Retype word for word the first line of the listing and each line after it up to the line with "plt.rcParams['font.family'] = ['Roboto', 'DejaVu", with the pictures taken out.

• • • • • • •

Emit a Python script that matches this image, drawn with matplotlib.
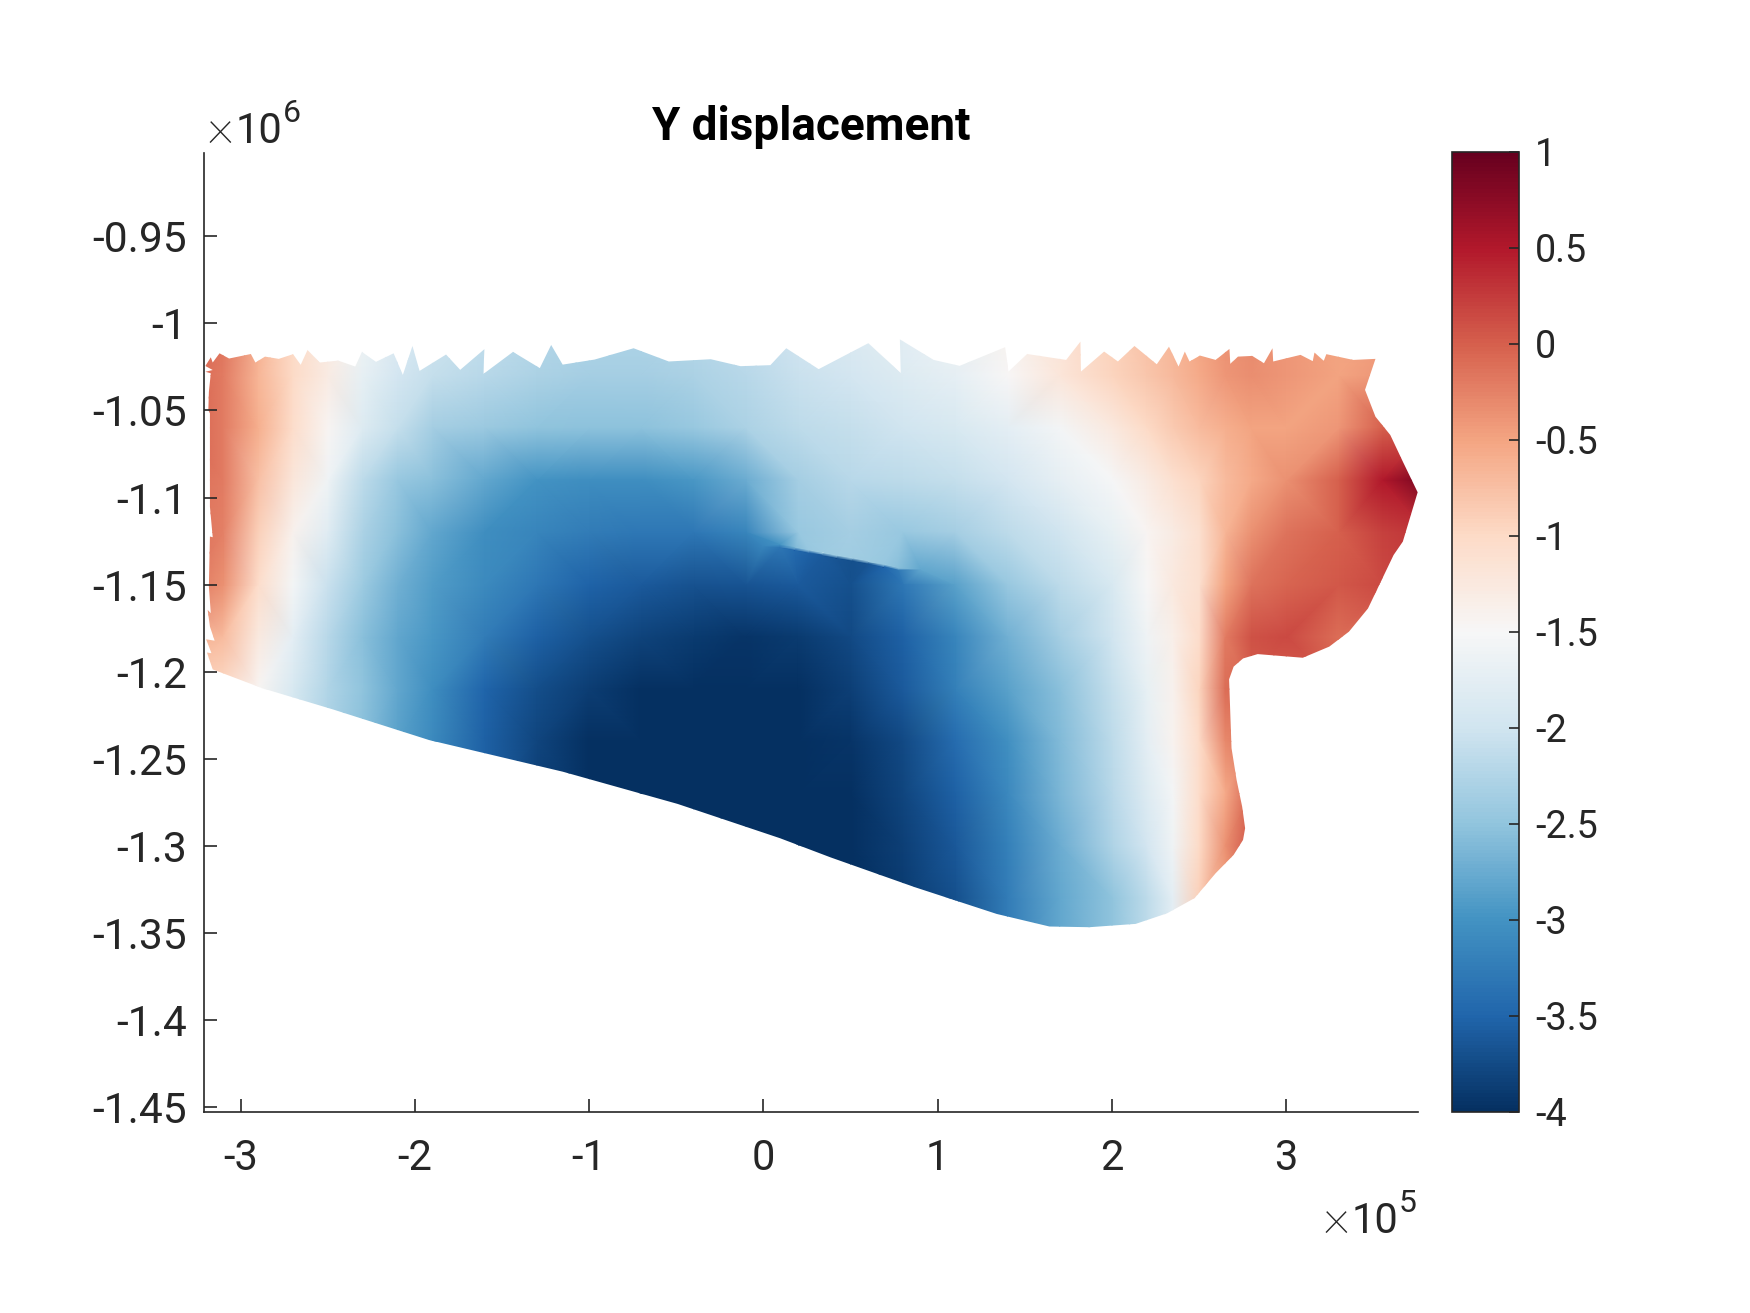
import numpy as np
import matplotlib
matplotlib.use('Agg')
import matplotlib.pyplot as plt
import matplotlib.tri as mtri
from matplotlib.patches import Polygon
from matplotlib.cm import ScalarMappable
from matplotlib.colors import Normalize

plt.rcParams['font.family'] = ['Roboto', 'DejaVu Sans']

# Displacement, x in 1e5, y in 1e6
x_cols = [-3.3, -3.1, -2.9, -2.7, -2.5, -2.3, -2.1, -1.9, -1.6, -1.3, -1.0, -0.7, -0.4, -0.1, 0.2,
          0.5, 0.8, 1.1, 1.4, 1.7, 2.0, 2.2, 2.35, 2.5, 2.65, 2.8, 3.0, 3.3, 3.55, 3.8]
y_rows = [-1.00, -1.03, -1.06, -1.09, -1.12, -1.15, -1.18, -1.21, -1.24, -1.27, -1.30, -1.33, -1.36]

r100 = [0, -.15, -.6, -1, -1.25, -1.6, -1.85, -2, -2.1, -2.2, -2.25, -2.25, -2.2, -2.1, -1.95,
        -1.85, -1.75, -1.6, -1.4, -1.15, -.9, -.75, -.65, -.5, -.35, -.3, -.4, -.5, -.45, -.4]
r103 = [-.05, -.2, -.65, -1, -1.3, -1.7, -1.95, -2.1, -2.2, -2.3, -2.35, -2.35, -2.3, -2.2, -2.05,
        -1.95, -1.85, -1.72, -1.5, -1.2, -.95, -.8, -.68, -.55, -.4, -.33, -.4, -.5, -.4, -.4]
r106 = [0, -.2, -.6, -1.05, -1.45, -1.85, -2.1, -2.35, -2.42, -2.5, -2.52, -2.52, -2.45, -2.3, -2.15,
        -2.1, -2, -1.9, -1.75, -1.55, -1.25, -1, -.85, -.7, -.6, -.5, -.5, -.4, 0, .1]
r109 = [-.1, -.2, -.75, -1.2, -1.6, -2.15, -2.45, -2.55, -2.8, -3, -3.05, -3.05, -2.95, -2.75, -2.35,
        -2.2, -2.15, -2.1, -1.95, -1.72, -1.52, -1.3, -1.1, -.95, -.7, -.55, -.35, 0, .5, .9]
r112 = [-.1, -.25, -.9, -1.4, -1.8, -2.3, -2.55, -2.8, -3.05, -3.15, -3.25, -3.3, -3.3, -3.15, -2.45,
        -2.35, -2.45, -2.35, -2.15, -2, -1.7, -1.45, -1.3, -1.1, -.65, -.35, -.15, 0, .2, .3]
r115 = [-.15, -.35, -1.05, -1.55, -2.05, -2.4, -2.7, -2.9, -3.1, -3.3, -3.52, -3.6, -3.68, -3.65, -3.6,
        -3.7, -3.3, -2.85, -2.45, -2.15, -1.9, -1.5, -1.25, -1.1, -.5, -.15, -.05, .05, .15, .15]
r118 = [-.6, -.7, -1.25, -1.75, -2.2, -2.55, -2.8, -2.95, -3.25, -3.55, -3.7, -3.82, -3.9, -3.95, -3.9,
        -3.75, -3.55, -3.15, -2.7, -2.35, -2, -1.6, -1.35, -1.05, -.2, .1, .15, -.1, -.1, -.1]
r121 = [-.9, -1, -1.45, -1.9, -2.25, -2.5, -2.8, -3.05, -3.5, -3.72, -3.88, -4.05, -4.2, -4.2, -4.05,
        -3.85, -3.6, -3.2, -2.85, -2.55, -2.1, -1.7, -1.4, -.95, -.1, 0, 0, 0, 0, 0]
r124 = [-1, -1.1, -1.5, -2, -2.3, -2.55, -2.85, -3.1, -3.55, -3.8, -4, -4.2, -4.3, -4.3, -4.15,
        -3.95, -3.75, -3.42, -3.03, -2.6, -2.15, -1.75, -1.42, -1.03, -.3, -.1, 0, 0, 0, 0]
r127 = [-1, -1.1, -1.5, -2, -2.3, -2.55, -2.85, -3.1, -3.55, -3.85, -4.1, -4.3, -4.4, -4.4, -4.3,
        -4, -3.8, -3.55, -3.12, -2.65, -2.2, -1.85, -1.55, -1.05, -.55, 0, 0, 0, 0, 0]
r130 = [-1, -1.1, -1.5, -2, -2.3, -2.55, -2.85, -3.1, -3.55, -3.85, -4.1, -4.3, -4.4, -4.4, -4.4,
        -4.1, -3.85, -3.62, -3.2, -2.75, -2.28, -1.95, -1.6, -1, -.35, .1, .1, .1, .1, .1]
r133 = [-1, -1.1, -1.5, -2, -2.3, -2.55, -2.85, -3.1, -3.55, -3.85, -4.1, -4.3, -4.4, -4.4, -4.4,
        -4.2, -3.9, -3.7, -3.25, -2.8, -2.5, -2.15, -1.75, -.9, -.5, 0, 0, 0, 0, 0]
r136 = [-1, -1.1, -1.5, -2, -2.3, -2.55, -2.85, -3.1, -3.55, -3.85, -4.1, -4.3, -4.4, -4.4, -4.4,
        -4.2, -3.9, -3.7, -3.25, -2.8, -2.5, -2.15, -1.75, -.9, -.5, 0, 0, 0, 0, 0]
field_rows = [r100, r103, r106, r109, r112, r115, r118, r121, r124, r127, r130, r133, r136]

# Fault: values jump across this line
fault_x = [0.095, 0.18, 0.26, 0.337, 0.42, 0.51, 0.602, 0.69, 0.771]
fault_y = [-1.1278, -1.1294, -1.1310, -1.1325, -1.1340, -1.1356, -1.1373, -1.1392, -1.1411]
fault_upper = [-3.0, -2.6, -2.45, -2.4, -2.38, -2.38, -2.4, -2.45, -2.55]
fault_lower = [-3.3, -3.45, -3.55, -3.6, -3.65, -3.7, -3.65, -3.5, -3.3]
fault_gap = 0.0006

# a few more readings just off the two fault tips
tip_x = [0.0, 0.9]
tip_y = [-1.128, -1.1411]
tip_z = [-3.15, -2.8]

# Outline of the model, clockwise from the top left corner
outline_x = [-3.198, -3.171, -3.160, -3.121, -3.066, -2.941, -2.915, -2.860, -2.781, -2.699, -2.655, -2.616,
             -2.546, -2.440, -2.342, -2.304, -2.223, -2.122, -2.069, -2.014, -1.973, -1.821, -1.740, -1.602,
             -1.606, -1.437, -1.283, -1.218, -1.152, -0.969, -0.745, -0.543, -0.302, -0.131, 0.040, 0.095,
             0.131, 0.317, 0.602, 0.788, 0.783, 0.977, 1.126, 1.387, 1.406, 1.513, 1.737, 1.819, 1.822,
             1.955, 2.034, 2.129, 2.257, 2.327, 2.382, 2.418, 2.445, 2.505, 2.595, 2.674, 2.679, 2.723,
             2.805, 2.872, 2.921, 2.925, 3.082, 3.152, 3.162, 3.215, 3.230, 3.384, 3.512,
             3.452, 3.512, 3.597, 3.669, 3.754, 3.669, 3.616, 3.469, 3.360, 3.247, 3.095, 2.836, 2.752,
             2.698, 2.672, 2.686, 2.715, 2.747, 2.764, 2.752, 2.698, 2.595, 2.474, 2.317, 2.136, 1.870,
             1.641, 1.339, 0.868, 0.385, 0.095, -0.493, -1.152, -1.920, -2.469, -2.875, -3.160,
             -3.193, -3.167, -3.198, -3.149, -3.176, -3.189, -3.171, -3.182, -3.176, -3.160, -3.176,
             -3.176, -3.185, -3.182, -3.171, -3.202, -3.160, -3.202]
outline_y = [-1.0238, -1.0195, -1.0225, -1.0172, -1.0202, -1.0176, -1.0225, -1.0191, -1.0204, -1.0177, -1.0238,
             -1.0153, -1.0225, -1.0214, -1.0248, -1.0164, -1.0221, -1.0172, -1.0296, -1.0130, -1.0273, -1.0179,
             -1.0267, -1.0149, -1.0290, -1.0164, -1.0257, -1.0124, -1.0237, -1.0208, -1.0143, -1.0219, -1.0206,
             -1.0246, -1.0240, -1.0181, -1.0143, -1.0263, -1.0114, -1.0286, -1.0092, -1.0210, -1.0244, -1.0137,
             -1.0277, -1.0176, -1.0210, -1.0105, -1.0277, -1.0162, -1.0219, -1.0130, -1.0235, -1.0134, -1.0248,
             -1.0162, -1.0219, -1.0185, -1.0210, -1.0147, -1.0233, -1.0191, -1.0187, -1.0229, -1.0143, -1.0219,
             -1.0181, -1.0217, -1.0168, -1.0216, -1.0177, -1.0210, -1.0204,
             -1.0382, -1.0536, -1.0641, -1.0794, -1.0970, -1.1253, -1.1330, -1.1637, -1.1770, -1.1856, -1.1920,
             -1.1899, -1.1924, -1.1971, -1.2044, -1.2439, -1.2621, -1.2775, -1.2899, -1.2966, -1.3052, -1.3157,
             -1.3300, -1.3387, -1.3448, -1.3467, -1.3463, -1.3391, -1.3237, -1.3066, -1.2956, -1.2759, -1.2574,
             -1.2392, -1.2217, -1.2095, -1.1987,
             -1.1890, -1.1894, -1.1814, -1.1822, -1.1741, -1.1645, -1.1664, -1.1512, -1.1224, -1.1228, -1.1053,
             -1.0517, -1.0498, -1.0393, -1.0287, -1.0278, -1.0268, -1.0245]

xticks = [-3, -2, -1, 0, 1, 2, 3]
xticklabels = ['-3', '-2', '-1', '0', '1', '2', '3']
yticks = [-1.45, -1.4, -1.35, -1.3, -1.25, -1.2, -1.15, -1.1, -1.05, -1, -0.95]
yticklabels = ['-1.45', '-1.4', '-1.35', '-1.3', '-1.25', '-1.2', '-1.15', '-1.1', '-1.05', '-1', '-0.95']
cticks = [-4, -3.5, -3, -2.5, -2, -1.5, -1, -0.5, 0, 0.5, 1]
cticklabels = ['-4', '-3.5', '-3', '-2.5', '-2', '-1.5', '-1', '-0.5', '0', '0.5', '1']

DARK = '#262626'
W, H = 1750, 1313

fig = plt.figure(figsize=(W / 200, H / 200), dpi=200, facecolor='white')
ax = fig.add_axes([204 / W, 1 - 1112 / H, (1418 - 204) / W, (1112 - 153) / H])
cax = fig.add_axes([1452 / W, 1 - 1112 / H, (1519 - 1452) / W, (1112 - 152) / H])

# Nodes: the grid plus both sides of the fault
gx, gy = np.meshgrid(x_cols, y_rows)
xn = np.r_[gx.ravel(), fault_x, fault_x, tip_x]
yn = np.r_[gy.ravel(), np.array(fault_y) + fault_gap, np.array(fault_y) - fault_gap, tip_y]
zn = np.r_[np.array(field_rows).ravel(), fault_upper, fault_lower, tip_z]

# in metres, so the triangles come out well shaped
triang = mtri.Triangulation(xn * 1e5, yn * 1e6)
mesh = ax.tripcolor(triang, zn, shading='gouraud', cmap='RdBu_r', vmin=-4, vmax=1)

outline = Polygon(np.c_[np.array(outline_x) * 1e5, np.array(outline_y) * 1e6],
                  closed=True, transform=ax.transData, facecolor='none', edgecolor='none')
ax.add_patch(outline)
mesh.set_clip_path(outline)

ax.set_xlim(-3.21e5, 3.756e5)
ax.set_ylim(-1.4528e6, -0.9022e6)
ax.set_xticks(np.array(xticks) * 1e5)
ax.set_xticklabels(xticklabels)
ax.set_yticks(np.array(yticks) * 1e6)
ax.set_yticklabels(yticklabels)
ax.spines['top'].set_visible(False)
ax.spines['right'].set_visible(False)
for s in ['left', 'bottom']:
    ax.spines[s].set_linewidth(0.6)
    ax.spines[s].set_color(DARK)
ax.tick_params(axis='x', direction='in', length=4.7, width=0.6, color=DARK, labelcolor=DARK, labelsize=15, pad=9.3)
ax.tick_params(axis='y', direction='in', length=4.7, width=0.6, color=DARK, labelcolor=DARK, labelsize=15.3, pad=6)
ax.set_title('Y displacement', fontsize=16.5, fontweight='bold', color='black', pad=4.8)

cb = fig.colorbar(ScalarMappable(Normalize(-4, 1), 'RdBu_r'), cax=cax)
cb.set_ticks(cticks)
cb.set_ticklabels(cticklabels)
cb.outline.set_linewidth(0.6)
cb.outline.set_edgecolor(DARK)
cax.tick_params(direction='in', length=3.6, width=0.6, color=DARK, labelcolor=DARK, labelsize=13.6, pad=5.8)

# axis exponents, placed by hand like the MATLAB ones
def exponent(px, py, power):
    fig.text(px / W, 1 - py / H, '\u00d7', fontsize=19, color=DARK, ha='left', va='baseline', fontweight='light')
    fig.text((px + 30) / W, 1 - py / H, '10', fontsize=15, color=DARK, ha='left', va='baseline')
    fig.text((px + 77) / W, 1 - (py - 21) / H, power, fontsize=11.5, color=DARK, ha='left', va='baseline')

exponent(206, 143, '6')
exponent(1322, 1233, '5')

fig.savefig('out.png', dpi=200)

• • • • • • •

**Worked answer:**
Emit a Python script that matches this image, drawn with matplotlib.
import numpy as np
import matplotlib
matplotlib.use('Agg')
import matplotlib.pyplot as plt
import matplotlib.tri as mtri
from matplotlib.patches import Polygon
from matplotlib.cm import ScalarMappable
from matplotlib.colors import Normalize

plt.rcParams['font.family'] = ['Roboto', 'DejaVu Sans']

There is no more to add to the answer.